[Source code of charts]
%%
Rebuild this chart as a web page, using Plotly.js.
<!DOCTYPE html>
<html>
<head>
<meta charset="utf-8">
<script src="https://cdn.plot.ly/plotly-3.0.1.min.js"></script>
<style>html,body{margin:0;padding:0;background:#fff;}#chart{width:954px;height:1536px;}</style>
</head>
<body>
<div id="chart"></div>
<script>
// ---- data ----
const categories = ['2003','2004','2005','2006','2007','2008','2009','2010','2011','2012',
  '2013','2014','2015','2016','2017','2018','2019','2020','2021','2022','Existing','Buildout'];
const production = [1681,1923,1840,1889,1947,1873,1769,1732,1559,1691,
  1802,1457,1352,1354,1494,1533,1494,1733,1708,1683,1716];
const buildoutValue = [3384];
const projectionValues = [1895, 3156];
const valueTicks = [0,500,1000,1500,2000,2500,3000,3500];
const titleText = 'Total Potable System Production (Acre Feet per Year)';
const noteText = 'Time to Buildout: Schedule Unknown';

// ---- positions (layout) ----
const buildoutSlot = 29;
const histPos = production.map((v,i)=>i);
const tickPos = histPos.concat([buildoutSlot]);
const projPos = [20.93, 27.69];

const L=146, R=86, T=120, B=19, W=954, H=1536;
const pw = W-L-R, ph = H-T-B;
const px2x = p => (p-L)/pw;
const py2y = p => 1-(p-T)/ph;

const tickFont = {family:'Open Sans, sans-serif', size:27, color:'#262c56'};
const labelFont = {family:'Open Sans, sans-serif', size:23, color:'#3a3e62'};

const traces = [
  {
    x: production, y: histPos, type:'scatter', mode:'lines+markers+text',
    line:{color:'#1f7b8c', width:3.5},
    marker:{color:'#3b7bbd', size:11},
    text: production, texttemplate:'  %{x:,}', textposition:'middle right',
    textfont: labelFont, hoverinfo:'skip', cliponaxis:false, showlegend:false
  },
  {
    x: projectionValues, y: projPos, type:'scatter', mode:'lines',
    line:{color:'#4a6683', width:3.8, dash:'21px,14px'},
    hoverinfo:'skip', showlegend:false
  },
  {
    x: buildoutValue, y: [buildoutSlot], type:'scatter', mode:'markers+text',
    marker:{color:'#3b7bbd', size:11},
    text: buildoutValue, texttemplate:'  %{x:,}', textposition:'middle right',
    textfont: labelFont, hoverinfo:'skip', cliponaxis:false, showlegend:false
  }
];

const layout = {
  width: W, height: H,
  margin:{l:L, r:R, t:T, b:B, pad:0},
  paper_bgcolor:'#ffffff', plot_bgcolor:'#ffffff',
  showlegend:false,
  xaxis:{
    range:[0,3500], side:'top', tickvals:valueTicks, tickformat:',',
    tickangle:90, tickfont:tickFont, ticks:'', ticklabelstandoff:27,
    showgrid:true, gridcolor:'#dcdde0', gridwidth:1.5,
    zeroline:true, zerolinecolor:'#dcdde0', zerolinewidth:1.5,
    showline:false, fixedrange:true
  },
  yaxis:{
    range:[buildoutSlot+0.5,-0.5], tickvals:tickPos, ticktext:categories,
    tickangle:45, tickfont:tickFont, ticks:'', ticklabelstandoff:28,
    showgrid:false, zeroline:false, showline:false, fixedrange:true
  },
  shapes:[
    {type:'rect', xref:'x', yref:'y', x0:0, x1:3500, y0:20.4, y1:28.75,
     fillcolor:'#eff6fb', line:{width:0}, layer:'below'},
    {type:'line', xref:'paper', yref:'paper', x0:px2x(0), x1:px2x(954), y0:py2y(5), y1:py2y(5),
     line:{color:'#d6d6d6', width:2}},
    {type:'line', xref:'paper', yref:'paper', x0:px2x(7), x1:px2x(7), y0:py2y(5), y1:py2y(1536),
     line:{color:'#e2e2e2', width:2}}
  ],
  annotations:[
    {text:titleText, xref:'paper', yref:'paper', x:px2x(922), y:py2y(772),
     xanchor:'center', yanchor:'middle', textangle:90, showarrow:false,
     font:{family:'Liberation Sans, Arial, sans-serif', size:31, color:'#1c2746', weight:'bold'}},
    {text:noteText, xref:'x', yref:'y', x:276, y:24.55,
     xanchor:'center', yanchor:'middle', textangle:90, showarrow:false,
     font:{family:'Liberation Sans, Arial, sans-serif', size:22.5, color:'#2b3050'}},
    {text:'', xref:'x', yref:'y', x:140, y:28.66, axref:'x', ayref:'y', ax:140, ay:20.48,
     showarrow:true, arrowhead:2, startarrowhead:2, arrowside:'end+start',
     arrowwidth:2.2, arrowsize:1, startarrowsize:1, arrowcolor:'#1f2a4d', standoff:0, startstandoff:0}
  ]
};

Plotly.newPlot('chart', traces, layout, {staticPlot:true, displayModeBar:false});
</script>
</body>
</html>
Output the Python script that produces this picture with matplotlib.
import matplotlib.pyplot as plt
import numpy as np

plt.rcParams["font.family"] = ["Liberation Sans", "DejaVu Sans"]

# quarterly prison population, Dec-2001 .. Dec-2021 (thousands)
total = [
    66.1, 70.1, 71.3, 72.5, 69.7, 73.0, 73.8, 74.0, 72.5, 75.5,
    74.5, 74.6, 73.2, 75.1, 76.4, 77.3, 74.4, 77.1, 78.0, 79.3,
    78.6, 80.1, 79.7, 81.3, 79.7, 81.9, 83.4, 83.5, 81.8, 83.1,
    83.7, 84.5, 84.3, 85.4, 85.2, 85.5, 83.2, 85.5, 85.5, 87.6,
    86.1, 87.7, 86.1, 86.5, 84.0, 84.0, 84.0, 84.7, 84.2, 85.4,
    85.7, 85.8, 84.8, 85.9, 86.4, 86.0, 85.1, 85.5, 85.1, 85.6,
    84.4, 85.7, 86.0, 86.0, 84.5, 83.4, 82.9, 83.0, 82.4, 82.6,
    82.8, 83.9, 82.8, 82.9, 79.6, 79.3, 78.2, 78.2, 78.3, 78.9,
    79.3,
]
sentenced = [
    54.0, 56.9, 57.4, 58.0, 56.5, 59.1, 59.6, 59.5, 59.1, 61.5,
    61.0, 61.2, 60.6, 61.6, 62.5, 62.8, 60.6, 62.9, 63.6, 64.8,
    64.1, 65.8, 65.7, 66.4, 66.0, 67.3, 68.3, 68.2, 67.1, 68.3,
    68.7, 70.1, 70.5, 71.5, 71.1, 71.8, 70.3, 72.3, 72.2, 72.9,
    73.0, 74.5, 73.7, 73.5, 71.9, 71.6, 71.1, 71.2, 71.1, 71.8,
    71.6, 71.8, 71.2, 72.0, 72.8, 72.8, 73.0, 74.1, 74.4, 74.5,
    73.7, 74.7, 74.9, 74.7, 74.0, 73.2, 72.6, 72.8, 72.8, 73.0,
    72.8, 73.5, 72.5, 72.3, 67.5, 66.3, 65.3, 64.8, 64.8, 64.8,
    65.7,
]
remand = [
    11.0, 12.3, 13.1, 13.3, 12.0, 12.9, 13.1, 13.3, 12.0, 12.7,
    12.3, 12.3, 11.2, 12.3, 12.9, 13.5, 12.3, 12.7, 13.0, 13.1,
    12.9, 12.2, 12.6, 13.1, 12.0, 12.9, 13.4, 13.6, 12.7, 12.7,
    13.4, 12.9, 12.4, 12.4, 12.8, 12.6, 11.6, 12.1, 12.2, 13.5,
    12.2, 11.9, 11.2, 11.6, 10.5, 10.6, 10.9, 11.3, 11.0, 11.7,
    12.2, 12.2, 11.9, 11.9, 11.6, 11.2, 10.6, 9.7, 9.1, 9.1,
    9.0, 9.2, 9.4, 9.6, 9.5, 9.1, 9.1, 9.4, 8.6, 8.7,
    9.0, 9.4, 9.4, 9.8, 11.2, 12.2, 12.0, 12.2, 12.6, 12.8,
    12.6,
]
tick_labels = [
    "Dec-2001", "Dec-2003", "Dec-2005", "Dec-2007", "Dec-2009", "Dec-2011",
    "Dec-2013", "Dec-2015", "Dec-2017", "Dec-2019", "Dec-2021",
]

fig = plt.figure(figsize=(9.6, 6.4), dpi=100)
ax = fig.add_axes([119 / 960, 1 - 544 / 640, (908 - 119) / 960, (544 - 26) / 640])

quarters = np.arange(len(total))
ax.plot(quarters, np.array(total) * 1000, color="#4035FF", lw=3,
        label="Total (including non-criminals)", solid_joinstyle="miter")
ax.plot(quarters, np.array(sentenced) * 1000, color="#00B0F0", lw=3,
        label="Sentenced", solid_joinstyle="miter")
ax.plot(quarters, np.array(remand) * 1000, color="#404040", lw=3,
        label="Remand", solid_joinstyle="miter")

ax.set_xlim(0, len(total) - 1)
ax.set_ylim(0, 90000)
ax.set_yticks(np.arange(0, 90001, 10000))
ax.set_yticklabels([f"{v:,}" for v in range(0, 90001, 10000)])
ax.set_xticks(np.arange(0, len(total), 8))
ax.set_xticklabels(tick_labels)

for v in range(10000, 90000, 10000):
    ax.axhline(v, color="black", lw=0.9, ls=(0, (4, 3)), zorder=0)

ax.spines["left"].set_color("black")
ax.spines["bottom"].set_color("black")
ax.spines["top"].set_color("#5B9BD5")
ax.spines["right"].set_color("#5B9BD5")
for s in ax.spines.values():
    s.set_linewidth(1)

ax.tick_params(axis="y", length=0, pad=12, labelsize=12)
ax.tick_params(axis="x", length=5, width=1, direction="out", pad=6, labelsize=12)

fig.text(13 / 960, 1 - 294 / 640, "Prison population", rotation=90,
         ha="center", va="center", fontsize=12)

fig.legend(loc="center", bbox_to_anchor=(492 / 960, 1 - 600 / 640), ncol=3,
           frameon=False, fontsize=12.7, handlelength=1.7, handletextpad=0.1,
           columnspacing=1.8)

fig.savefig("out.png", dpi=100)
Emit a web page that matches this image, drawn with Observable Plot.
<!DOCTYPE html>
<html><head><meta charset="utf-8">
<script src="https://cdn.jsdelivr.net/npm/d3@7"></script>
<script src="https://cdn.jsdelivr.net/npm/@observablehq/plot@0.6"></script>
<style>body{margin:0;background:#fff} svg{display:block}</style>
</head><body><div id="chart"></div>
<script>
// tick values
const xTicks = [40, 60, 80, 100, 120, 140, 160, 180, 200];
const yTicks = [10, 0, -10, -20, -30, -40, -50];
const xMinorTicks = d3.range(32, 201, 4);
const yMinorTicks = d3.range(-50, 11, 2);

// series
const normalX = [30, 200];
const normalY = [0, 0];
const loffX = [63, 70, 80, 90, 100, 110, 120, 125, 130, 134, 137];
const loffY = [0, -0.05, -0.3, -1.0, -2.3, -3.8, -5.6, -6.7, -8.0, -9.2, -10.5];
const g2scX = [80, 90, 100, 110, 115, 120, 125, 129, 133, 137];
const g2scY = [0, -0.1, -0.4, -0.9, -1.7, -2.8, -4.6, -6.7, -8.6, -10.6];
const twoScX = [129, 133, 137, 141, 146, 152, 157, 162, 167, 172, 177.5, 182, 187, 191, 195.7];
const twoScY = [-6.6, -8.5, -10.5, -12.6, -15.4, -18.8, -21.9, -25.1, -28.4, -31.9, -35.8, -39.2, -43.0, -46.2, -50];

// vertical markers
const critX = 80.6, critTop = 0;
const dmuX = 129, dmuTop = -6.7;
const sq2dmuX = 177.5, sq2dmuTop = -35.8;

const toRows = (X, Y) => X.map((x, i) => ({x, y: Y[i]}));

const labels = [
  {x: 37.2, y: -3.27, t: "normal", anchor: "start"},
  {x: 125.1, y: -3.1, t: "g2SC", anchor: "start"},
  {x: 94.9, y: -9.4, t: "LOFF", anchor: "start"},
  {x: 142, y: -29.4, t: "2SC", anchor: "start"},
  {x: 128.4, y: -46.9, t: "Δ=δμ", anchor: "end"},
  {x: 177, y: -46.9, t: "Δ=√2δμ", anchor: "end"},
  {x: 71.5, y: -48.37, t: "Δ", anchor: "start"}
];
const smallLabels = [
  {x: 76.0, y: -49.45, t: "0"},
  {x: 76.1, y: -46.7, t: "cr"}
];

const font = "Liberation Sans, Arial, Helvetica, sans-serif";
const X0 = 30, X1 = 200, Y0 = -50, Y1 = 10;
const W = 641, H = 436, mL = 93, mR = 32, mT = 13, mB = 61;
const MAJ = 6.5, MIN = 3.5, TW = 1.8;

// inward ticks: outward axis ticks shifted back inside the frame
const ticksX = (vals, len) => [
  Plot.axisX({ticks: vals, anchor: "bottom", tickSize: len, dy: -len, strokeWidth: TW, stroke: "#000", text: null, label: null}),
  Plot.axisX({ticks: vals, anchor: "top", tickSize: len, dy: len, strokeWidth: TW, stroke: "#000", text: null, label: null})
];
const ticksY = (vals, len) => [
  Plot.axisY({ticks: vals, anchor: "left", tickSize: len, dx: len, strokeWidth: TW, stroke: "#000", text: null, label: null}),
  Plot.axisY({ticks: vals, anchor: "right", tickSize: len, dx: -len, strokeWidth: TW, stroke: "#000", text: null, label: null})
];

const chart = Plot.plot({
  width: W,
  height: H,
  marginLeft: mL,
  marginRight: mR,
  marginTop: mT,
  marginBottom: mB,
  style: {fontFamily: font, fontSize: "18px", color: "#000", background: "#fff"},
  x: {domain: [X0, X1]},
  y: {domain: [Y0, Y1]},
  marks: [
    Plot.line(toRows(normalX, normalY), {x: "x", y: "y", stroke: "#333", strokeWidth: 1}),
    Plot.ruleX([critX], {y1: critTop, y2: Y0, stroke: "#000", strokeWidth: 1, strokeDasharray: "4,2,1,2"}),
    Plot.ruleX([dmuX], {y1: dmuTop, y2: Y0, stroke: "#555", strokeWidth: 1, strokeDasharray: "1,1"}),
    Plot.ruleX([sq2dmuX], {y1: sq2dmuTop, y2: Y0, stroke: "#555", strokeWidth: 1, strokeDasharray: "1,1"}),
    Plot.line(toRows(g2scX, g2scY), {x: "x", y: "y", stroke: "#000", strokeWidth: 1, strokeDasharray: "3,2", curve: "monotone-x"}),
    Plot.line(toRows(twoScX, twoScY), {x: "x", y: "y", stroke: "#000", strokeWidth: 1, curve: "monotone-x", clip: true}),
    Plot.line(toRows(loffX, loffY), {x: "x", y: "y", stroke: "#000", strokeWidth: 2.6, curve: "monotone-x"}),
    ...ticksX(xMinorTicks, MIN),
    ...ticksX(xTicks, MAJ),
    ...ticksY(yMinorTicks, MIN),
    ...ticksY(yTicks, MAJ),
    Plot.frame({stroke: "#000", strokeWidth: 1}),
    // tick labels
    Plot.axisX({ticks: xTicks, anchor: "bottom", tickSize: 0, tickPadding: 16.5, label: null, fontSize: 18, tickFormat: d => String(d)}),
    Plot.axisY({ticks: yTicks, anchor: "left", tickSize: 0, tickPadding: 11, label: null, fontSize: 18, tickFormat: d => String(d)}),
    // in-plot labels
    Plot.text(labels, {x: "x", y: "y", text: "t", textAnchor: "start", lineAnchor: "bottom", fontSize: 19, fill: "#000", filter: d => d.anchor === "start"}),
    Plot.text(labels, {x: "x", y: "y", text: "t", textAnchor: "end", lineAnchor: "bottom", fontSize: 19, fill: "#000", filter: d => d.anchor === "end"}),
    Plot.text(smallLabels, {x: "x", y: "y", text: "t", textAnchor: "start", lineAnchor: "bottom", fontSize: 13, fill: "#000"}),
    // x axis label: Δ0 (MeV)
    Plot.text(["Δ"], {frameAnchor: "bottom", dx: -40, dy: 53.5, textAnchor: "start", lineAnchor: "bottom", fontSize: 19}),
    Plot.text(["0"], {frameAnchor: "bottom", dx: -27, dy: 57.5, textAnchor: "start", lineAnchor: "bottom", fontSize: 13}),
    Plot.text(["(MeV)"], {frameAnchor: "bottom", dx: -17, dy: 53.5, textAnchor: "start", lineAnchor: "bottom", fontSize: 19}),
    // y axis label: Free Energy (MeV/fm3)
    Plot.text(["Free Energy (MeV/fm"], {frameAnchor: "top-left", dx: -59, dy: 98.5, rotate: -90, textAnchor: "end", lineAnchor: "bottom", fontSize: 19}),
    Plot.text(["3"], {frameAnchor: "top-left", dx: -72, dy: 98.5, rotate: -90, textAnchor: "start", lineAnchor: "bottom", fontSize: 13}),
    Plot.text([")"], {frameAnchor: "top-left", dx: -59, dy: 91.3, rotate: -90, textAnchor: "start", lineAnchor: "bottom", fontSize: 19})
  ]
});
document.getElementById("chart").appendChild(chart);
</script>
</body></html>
%%
Quote word for word every line from the one that has "Emit a web page" through the one that has "const yMinorTicks = d3.range(-50, 11, 2);".

Emit a web page that matches this image, drawn with Observable Plot.
<!DOCTYPE html>
<html><head><meta charset="utf-8">
<script src="https://cdn.jsdelivr.net/npm/d3@7"></script>
<script src="https://cdn.jsdelivr.net/npm/@observablehq/plot@0.6"></script>
<style>body{margin:0;background:#fff} svg{display:block}</style>
</head><body><div id="chart"></div>
<script>
// tick values
const xTicks = [40, 60, 80, 100, 120, 140, 160, 180, 200];
const yTicks = [10, 0, -10, -20, -30, -40, -50];
const xMinorTicks = d3.range(32, 201, 4);
const yMinorTicks = d3.range(-50, 11, 2);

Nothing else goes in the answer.